Collected material:
|---|

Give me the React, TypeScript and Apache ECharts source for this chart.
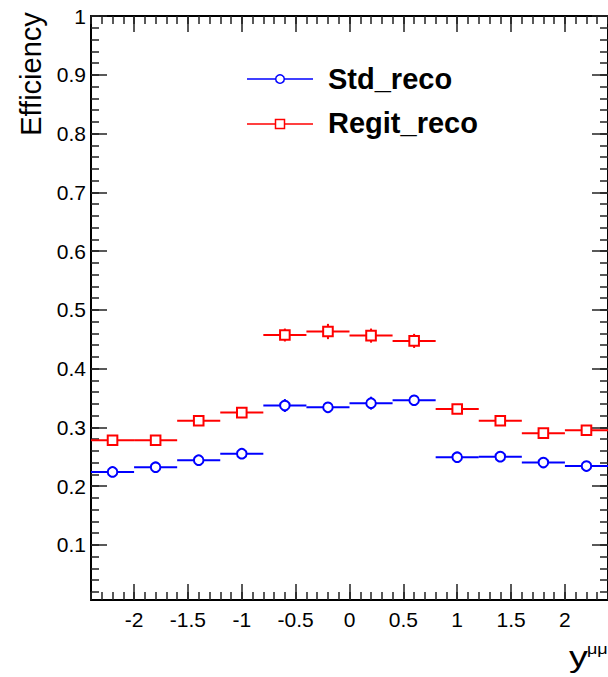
import React, { useEffect, useRef } from "react";
import * as echarts from "echarts";

// Rapidity bins (centre, half width 0.2)
const binCenters = [-2.2, -1.8, -1.4, -1.0, -0.6, -0.2, 0.2, 0.6, 1.0, 1.4, 1.8, 2.2];
const binHalfWidth = 0.2;

// Efficiencies and their statistical errors
const stdReco = [0.224, 0.232, 0.244, 0.255, 0.337, 0.334, 0.341, 0.346, 0.249, 0.25, 0.24, 0.234];
const stdRecoErr = [0.005, 0.005, 0.005, 0.006, 0.011, 0.009, 0.011, 0.009, 0.006, 0.006, 0.005, 0.005];
const regitReco = [0.278, 0.278, 0.311, 0.325, 0.457, 0.463, 0.456, 0.447, 0.331, 0.311, 0.29, 0.295];
const regitRecoErr = [0.006, 0.006, 0.007, 0.008, 0.011, 0.013, 0.012, 0.012, 0.008, 0.007, 0.006, 0.006];

// Axis ticks
const xMajorTicks = [-2, -1.5, -1, -0.5, 0, 0.5, 1, 1.5, 2];
const yMajorTicks = [0.1, 0.2, 0.3, 0.4, 0.5, 0.6, 0.7, 0.8, 0.9, 1];

const X_MIN = -2.4;
const X_MAX = 2.4;
const Y_MIN = 0.006;
const Y_MAX = 1;

const FONT = "'Liberation Sans', Arial, Helvetica, sans-serif";

function steps(from: number, to: number, step: number): number[] {
  const out: number[] = [];
  const n = Math.round((to - from) / step);
  for (let i = 0; i <= n; i++) out.push(+(from + i * step).toFixed(4));
  return out;
}

const xMinorTicks = steps(-2.4, 2.4, 0.1);
const yMinorTicks = steps(0.02, 1, 0.02);

function makeRenderItem(color: string, shape: "circle" | "square") {
  return (params: any, api: any) => {
    const x = api.value(0);
    const y = api.value(1);
    const e = api.value(2);
    const c = api.coord([x, y]);
    const l = api.coord([x - binHalfWidth, y]);
    const r = api.coord([x + binHalfWidth, y]);
    const t = api.coord([x, y + e]);
    const b = api.coord([x, y - e]);
    const lineStyle = { stroke: color, lineWidth: 2, fill: "none" };
    const markerStyle = { stroke: color, lineWidth: 2, fill: "#fff" };
    const marker =
      shape === "circle"
        ? { type: "circle", shape: { cx: c[0], cy: c[1], r: 4.8 }, style: markerStyle }
        : {
            type: "rect",
            shape: { x: c[0] - 4.8, y: c[1] - 4.8, width: 9.6, height: 9.6 },
            style: markerStyle,
          };
    return {
      type: "group",
      children: [
        { type: "line", shape: { x1: l[0], y1: c[1], x2: r[0], y2: c[1] }, style: lineStyle },
        { type: "line", shape: { x1: c[0], y1: t[1], x2: c[0], y2: b[1] }, style: lineStyle },
        marker,
      ],
    };
  };
}

function xAxisPair(position: "bottom" | "top", withLabels: boolean) {
  return [
    {
      type: "value",
      position,
      min: X_MIN,
      max: X_MAX,
      axisLine: { show: true, onZero: false, lineStyle: { color: "#000", width: 2 } },
      axisTick: {
        show: true,
        inside: true,
        length: 16,
        customValues: xMajorTicks,
        lineStyle: { color: "#222", width: 1.5 },
      },
      axisLabel: {
        show: withLabels,
        customValues: xMajorTicks,
        margin: 9,
        fontSize: 21,
        color: "#000",
        fontFamily: FONT,
      },
      splitLine: { show: false },
    },
    {
      type: "value",
      position,
      min: X_MIN,
      max: X_MAX,
      axisLine: { show: false, onZero: false },
      axisTick: {
        show: true,
        inside: true,
        length: 8,
        customValues: xMinorTicks,
        lineStyle: { color: "#222", width: 1.5 },
      },
      axisLabel: { show: false },
      splitLine: { show: false },
    },
  ];
}

function yAxisPair(position: "left" | "right", withLabels: boolean) {
  return [
    {
      type: "value",
      position,
      min: Y_MIN,
      max: Y_MAX,
      axisLine: { show: true, onZero: false, lineStyle: { color: "#000", width: 2 } },
      axisTick: {
        show: true,
        inside: true,
        length: 16,
        customValues: yMajorTicks,
        lineStyle: { color: "#222", width: 1.5 },
      },
      axisLabel: {
        show: withLabels,
        customValues: yMajorTicks,
        margin: 5,
        fontSize: 21,
        color: "#000",
        fontFamily: FONT,
      },
      splitLine: { show: false },
    },
    {
      type: "value",
      position,
      min: Y_MIN,
      max: Y_MAX,
      axisLine: { show: false, onZero: false },
      axisTick: {
        show: true,
        inside: true,
        length: 8,
        customValues: yMinorTicks,
        lineStyle: { color: "#222", width: 1.5 },
      },
      axisLabel: { show: false },
      splitLine: { show: false },
    },
  ];
}

export default function App() {
  const ref = useRef<HTMLDivElement>(null);

  useEffect(() => {
    if (!ref.current) return;
    const chart = echarts.init(ref.current, undefined, { renderer: "svg" });

    const stdData = binCenters.map((x, i) => [x, stdReco[i], stdRecoErr[i]]);
    const regitData = binCenters.map((x, i) => [x, regitReco[i], regitRecoErr[i]]);

    chart.setOption({
      animation: false,
      backgroundColor: "#fff",
      grid: { left: 91, top: 16, width: 520, height: 584, containLabel: false },
      xAxis: [...xAxisPair("bottom", true), ...xAxisPair("top", false)],
      yAxis: [...yAxisPair("left", true), ...yAxisPair("right", false)],
      series: [
        {
          name: "Std_reco",
          type: "custom",
          xAxisIndex: 0,
          yAxisIndex: 0,
          renderItem: makeRenderItem("#0000ff", "circle"),
          encode: { x: 0, y: 1 },
          data: stdData,
          clip: true,
          z: 3,
        },
        {
          name: "Regit_reco",
          type: "custom",
          xAxisIndex: 0,
          yAxisIndex: 0,
          renderItem: makeRenderItem("#ff0000", "square"),
          encode: { x: 0, y: 1 },
          data: regitData,
          clip: true,
          z: 4,
        },
      ],
      graphic: [
        // y-axis title
        {
          type: "text",
          x: 31,
          y: 74,
          rotation: Math.PI / 2,
          style: {
            text: "Efficiency",
            fontSize: 29,
            fontFamily: FONT,
            fill: "#000",
            textAlign: "center",
            textVerticalAlign: "middle",
          },
        },
        // x-axis title y^{μμ}
        {
          type: "text",
          x: 569,
          y: 672,
          scaleX: 1.3,
          style: {
            text: "y",
            fontSize: 29,
            fontFamily: FONT,
            fill: "#000",
            textAlign: "left",
            textVerticalAlign: "bottom",
          },
        },
        {
          type: "text",
          x: 587,
          y: 657,
          scaleX: 1.2,
          style: {
            text: "μμ",
            fontSize: 15,
            fontFamily: FONT,
            fill: "#000",
            textAlign: "left",
            textVerticalAlign: "bottom",
          },
        },
        // legend
        {
          type: "line",
          shape: { x1: 247, y1: 79, x2: 313, y2: 79 },
          style: { stroke: "#0000ff", lineWidth: 1.5 },
        },
        {
          type: "circle",
          shape: { cx: 280, cy: 79, r: 4.3 },
          style: { stroke: "#0000ff", lineWidth: 1.5, fill: "#fff" },
        },
        {
          type: "text",
          x: 328,
          y: 79,
          style: {
            text: "Std_reco",
            fontSize: 29,
            fontWeight: "bold",
            fontFamily: FONT,
            fill: "#000",
            textAlign: "left",
            textVerticalAlign: "middle",
          },
        },
        {
          type: "line",
          shape: { x1: 247, y1: 124, x2: 313, y2: 124 },
          style: { stroke: "#ff0000", lineWidth: 1.5 },
        },
        {
          type: "rect",
          shape: { x: 275.5, y: 119.5, width: 9, height: 9 },
          style: { stroke: "#ff0000", lineWidth: 1.5, fill: "#fff" },
        },
        {
          type: "text",
          x: 328,
          y: 123,
          style: {
            text: "Regit_reco",
            fontSize: 29,
            fontWeight: "bold",
            fontFamily: FONT,
            fill: "#000",
            textAlign: "left",
            textVerticalAlign: "middle",
          },
        },
      ],
    });

    return () => chart.dispose();
  }, []);

  return (
    <div
      ref={ref}
      style={{ position: "fixed", left: 0, top: 0, width: 608, height: 677, background: "#fff" }}
    />
  );
}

|---|

What needs to be done: Skip every picture and return the lines above from the top through the one that contains "const Y_MAX = 1;".

Finished task:
Give me the React, TypeScript and Apache ECharts source for this chart.
import React, { useEffect, useRef } from "react";
import * as echarts from "echarts";

// Rapidity bins (centre, half width 0.2)
const binCenters = [-2.2, -1.8, -1.4, -1.0, -0.6, -0.2, 0.2, 0.6, 1.0, 1.4, 1.8, 2.2];
const binHalfWidth = 0.2;

// Efficiencies and their statistical errors
const stdReco = [0.224, 0.232, 0.244, 0.255, 0.337, 0.334, 0.341, 0.346, 0.249, 0.25, 0.24, 0.234];
const stdRecoErr = [0.005, 0.005, 0.005, 0.006, 0.011, 0.009, 0.011, 0.009, 0.006, 0.006, 0.005, 0.005];
const regitReco = [0.278, 0.278, 0.311, 0.325, 0.457, 0.463, 0.456, 0.447, 0.331, 0.311, 0.29, 0.295];
const regitRecoErr = [0.006, 0.006, 0.007, 0.008, 0.011, 0.013, 0.012, 0.012, 0.008, 0.007, 0.006, 0.006];

// Axis ticks
const xMajorTicks = [-2, -1.5, -1, -0.5, 0, 0.5, 1, 1.5, 2];
const yMajorTicks = [0.1, 0.2, 0.3, 0.4, 0.5, 0.6, 0.7, 0.8, 0.9, 1];

const X_MIN = -2.4;
const X_MAX = 2.4;
const Y_MIN = 0.006;
const Y_MAX = 1;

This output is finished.